— start of Data provided —

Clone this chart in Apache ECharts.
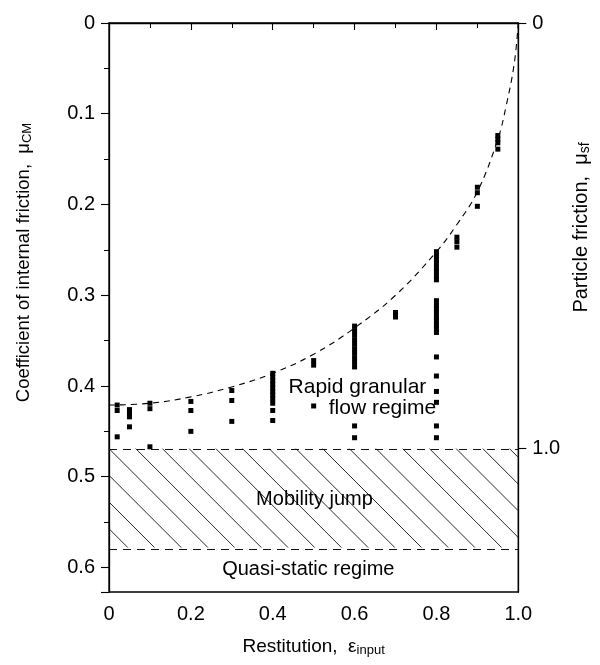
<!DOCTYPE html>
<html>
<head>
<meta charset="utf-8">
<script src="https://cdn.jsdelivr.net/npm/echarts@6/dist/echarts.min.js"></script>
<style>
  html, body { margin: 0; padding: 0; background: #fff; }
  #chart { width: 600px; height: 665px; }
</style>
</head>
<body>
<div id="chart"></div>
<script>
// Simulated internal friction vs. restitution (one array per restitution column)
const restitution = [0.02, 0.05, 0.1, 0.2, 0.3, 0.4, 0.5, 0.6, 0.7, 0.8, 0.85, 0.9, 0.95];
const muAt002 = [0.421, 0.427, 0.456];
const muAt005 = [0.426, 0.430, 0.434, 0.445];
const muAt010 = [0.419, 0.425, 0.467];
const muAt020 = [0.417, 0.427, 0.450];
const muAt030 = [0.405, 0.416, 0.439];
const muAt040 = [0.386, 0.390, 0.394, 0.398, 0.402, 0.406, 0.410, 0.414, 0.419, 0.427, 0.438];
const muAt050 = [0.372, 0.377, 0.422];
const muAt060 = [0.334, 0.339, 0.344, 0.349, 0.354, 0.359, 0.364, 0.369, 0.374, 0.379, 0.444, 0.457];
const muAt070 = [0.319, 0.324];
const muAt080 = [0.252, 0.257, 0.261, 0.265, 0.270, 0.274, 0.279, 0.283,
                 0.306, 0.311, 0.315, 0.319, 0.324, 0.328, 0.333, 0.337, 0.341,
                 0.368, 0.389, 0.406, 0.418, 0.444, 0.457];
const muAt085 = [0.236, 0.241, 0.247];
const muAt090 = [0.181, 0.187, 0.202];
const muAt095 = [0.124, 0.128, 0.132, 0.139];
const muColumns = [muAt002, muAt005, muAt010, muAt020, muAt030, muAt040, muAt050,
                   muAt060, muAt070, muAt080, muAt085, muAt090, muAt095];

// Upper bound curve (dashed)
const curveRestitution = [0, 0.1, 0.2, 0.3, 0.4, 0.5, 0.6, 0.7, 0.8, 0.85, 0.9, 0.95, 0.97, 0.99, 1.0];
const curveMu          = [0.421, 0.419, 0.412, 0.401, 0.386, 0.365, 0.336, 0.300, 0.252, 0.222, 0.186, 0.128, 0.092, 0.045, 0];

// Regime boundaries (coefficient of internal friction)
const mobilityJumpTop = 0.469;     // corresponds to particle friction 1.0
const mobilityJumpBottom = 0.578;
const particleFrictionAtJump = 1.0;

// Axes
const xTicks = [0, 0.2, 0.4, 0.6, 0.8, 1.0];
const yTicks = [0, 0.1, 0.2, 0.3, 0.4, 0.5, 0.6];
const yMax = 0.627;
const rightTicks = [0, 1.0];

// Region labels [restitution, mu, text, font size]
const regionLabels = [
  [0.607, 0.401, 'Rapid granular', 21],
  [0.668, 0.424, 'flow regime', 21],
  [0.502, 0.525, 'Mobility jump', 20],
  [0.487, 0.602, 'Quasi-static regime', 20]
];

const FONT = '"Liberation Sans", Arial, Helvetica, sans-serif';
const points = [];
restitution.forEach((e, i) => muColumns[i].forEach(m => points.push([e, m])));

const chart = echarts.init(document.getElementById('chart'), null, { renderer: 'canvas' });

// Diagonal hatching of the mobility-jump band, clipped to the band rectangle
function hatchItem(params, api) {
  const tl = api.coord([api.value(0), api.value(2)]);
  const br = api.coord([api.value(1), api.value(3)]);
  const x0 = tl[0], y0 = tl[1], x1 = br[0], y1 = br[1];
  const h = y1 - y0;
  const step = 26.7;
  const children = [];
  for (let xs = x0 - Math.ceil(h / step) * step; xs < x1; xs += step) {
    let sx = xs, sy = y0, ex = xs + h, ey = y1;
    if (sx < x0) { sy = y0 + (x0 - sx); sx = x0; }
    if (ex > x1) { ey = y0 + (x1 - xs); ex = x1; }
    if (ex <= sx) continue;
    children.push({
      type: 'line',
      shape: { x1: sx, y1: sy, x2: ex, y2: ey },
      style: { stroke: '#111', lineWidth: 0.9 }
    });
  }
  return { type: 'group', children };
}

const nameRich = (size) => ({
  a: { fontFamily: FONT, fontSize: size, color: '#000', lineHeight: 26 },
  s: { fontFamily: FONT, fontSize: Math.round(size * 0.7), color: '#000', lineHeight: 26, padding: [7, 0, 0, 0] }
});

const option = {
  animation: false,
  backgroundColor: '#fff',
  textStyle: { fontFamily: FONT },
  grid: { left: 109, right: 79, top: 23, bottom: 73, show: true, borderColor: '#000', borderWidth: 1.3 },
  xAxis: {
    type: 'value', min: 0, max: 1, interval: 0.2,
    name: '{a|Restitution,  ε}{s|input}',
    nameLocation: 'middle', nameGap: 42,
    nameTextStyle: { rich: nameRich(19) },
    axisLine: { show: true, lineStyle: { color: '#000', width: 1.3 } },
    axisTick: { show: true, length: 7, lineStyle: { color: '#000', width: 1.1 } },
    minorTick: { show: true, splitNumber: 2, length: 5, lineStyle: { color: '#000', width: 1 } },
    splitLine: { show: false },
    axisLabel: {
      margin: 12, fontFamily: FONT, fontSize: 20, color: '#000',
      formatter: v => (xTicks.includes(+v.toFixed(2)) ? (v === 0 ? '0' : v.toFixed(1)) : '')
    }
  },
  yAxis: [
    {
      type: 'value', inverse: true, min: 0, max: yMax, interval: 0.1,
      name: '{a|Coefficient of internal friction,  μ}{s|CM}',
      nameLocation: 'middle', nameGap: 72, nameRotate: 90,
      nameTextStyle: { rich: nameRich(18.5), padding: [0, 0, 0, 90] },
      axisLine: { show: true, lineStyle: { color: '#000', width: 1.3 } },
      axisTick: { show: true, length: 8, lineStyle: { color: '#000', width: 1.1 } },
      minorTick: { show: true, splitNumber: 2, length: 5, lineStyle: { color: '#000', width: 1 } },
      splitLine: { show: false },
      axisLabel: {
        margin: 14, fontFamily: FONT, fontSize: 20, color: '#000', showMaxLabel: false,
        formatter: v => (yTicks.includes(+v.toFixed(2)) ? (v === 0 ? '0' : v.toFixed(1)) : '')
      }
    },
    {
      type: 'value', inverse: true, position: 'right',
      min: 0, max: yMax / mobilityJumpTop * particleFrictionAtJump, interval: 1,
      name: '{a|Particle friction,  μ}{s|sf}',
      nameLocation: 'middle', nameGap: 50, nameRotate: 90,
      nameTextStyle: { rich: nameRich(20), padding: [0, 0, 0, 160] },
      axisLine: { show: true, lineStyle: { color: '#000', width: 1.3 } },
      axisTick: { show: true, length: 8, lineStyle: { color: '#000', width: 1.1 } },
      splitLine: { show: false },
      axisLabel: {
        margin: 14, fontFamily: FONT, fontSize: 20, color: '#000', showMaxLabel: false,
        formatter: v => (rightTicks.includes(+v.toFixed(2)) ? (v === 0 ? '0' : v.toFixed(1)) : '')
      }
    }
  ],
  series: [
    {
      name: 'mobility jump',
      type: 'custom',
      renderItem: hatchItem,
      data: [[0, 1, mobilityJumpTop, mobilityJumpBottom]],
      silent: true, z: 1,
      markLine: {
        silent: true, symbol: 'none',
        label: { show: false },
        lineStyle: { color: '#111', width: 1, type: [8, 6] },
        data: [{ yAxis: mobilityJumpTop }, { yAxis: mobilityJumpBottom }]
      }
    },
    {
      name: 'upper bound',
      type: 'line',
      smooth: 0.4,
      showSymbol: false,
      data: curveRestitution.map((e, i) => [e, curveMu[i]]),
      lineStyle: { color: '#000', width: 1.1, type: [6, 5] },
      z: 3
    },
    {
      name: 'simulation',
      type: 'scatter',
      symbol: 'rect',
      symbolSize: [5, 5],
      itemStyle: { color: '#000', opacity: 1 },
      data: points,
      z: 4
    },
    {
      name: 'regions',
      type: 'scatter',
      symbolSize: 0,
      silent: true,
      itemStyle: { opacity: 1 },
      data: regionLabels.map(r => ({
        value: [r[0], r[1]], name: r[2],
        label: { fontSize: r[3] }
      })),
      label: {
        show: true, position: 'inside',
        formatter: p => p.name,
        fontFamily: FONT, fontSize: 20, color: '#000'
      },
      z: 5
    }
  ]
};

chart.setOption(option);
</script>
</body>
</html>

— end of Data provided —

- **Written request**
Give again, exactly, the lines from the start of the data through the one holding "muAt060, muAt070, muAt080, muAt085, muAt090, muAt095];"; omit the pictures.

- **Solution**
Clone this chart in Apache ECharts.
<!DOCTYPE html>
<html>
<head>
<meta charset="utf-8">
<script src="https://cdn.jsdelivr.net/npm/echarts@6/dist/echarts.min.js"></script>
<style>
  html, body { margin: 0; padding: 0; background: #fff; }
  #chart { width: 600px; height: 665px; }
</style>
</head>
<body>
<div id="chart"></div>
<script>
// Simulated internal friction vs. restitution (one array per restitution column)
const restitution = [0.02, 0.05, 0.1, 0.2, 0.3, 0.4, 0.5, 0.6, 0.7, 0.8, 0.85, 0.9, 0.95];
const muAt002 = [0.421, 0.427, 0.456];
const muAt005 = [0.426, 0.430, 0.434, 0.445];
const muAt010 = [0.419, 0.425, 0.467];
const muAt020 = [0.417, 0.427, 0.450];
const muAt030 = [0.405, 0.416, 0.439];
const muAt040 = [0.386, 0.390, 0.394, 0.398, 0.402, 0.406, 0.410, 0.414, 0.419, 0.427, 0.438];
const muAt050 = [0.372, 0.377, 0.422];
const muAt060 = [0.334, 0.339, 0.344, 0.349, 0.354, 0.359, 0.364, 0.369, 0.374, 0.379, 0.444, 0.457];
const muAt070 = [0.319, 0.324];
const muAt080 = [0.252, 0.257, 0.261, 0.265, 0.270, 0.274, 0.279, 0.283,
                 0.306, 0.311, 0.315, 0.319, 0.324, 0.328, 0.333, 0.337, 0.341,
                 0.368, 0.389, 0.406, 0.418, 0.444, 0.457];
const muAt085 = [0.236, 0.241, 0.247];
const muAt090 = [0.181, 0.187, 0.202];
const muAt095 = [0.124, 0.128, 0.132, 0.139];
const muColumns = [muAt002, muAt005, muAt010, muAt020, muAt030, muAt040, muAt050,
                   muAt060, muAt070, muAt080, muAt085, muAt090, muAt095];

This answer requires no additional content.